Thursday 4 March 2010

Do developers dream of agile sheep?

Circumstances being what they are I’m currently working in a very small team. That would be the team of one, starring Chuck Norris. There are some advantages, besides the ability to fight off terrorists with my bare hands, such as worrying less about reviews whilst maintaining quality. I still review; it was the memory of past conflicts that always had me worried. I’ve been lucky to have worked with some personable people for several years, thus the process was relatively untroubled, but have been around long enough to remember a few toxic environments; where failure was less an opportunity to learn and more a chance for one-upmanship and the establishment of hierarchy.

Somewhat behind the curve I’ve been thinking a lot about Agile, this despite the mention of daily stand-ups.
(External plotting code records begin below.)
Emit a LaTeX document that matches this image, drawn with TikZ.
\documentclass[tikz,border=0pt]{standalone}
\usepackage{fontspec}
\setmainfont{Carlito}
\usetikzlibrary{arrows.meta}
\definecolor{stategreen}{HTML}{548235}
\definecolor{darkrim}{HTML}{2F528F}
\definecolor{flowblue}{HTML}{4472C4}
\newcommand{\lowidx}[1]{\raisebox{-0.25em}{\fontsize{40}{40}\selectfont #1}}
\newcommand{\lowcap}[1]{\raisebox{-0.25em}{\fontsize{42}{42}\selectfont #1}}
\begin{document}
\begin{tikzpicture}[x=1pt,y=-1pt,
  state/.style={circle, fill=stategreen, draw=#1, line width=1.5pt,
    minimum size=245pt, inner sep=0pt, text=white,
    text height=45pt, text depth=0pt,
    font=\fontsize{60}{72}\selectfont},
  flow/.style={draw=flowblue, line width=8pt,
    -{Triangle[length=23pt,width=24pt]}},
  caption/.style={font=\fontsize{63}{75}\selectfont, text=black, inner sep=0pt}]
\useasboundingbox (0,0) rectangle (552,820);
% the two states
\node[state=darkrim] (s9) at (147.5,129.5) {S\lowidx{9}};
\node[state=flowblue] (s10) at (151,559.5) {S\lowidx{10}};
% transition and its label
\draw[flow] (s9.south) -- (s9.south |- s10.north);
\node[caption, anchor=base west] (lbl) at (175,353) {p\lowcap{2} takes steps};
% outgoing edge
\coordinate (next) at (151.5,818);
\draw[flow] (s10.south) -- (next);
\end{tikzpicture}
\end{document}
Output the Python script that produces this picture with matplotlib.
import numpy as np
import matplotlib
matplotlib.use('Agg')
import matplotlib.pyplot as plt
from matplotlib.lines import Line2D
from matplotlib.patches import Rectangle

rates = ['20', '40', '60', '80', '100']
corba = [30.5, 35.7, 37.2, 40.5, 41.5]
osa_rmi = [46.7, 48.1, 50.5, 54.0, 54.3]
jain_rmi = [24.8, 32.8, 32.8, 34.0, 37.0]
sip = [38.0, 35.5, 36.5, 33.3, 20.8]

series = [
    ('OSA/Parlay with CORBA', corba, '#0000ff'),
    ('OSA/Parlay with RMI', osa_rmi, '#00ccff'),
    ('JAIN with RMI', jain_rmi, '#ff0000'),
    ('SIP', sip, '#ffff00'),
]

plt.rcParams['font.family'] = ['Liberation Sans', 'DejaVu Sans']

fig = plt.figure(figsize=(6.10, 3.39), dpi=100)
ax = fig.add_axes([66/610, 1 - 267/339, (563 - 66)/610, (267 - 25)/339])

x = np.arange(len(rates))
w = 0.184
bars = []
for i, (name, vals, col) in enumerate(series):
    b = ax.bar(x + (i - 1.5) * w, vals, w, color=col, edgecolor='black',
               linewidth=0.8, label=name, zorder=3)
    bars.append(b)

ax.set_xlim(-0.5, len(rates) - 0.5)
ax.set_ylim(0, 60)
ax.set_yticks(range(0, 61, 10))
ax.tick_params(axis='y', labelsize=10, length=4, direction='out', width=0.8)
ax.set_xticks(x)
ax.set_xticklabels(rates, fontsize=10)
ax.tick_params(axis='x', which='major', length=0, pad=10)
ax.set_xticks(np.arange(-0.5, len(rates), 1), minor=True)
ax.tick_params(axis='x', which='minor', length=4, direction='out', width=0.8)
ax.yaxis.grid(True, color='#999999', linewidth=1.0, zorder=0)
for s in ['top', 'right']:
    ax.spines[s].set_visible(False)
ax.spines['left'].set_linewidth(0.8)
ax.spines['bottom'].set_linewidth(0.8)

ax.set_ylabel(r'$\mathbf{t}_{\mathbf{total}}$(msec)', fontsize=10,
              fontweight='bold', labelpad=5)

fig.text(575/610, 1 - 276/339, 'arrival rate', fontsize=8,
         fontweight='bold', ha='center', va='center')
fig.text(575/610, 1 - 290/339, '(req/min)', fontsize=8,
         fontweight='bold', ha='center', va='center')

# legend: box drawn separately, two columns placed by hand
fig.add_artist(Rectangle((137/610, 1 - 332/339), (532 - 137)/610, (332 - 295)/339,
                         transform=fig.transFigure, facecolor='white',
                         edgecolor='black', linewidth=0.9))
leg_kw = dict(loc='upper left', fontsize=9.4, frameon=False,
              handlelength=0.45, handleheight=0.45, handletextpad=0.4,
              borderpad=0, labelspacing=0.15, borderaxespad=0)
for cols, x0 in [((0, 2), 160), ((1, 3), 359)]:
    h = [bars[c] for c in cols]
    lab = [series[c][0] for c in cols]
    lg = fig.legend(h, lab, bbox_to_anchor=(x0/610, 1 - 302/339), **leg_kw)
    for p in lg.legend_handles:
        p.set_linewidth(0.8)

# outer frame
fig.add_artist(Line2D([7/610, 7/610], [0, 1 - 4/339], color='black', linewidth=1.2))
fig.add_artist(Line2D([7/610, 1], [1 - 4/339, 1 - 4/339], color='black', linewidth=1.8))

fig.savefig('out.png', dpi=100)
I didn’t pay much attention to this element at first but recently it’s occurred to me that far from being a euphemism there are probably some who interpret this literally – who require it. Having no first hand experience I’m ill-placed to comment, but who’d have thought keeping a meeting on-point would require something so prescriptive? Certainly not me; anyone who’s been in a meeting with sales knows that standing up won’t help… though running away might.
agile development explained cartoon
However I’m still fascinated, I always liked rapid application development. It’s the potential of seeing it done well that grabs the imagination; to interact with others on a regular basis with constructive comment given and taken, driving the project forward, continually improving the outcome. Only I’m not sure how the more ‘robust’ personalities are encouraged to value others as much as they value themselves. Perhaps this isn’t in the remit; yet I’ve read a blog or two that hint at the possibility. Wouldn’t it be great if a methodology enabled better product and better people? Or should I just go and hug a tree?

1 comments:

  1. "Anyone who's been in a meeting with sales knows that standing up won't help...though running away might."
    Very funny.

    Agree with your comments on "one-upmanship and the establishment of hierarchy."
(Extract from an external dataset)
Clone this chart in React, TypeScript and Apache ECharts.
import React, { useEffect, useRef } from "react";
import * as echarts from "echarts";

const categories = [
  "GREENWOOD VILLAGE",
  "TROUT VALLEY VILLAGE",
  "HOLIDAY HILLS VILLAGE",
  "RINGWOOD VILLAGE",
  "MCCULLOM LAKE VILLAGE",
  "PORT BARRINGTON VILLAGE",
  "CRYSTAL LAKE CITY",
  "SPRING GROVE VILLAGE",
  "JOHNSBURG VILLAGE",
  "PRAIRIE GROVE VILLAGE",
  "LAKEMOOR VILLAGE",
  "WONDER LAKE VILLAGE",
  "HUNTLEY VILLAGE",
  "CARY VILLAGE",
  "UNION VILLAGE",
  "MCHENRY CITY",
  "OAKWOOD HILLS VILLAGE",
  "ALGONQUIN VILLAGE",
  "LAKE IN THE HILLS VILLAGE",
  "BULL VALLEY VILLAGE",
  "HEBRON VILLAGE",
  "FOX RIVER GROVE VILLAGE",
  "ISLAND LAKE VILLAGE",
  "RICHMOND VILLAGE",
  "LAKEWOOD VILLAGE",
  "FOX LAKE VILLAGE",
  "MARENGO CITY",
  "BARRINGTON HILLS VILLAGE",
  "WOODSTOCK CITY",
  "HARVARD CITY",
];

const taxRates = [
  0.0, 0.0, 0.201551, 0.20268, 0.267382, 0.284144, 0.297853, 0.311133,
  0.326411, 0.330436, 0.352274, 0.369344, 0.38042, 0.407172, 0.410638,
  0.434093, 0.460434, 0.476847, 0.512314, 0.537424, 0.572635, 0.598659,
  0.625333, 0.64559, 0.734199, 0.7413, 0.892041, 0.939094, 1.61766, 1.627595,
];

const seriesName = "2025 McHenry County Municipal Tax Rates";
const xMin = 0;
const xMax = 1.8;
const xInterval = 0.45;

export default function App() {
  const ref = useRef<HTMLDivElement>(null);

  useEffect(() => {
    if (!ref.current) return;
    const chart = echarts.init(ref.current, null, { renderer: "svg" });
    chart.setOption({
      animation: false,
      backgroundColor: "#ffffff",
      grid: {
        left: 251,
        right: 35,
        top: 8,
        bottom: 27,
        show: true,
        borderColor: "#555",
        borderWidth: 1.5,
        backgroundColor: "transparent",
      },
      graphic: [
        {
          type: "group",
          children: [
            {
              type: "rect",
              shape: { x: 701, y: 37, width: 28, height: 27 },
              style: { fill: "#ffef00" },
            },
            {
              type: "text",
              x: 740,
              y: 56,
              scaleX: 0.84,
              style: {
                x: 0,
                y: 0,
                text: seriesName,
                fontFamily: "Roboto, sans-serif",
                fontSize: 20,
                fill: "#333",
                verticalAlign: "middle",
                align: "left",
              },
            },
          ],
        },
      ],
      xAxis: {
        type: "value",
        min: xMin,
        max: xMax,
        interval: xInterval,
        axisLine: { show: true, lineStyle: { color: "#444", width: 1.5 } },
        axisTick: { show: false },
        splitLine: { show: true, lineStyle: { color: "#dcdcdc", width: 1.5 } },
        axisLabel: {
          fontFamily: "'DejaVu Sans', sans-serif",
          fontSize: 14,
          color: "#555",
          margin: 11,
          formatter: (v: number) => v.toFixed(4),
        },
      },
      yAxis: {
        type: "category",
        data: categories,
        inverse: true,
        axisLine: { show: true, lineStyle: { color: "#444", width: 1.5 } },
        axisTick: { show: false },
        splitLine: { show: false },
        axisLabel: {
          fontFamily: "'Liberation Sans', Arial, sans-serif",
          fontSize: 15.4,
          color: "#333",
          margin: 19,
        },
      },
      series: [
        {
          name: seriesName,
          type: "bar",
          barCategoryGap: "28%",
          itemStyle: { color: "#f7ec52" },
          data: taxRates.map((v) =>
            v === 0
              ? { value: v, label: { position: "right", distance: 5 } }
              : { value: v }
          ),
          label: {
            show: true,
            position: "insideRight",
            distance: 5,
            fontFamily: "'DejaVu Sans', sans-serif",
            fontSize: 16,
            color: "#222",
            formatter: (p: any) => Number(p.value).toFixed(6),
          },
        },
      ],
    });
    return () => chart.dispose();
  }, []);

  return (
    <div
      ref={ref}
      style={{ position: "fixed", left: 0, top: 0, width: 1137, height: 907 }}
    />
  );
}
    Workplaces seem to have become downwardly mobile as far as people's behavior. At first I thought it was one particular workplace, then thought workplaces just in town where I live, then thought state...You get the drift. I'm writing from America; you're in Wales, observing similar unproductive behavior, so maybe it's throughout the nations who shipped their jobs oversees with N-A-F-T-A.

    I have a theory people are angry because they no longer see the possibility (or hold the belief, at least) that they can succeed in a meaningful way financially, by hard work and talent. It's like a "lid" has been put on, and people are mad. The less thoughtful ones take it out on each other.
    Don't know if there's anything to this idea...
    thanks for your excellent blog. like it.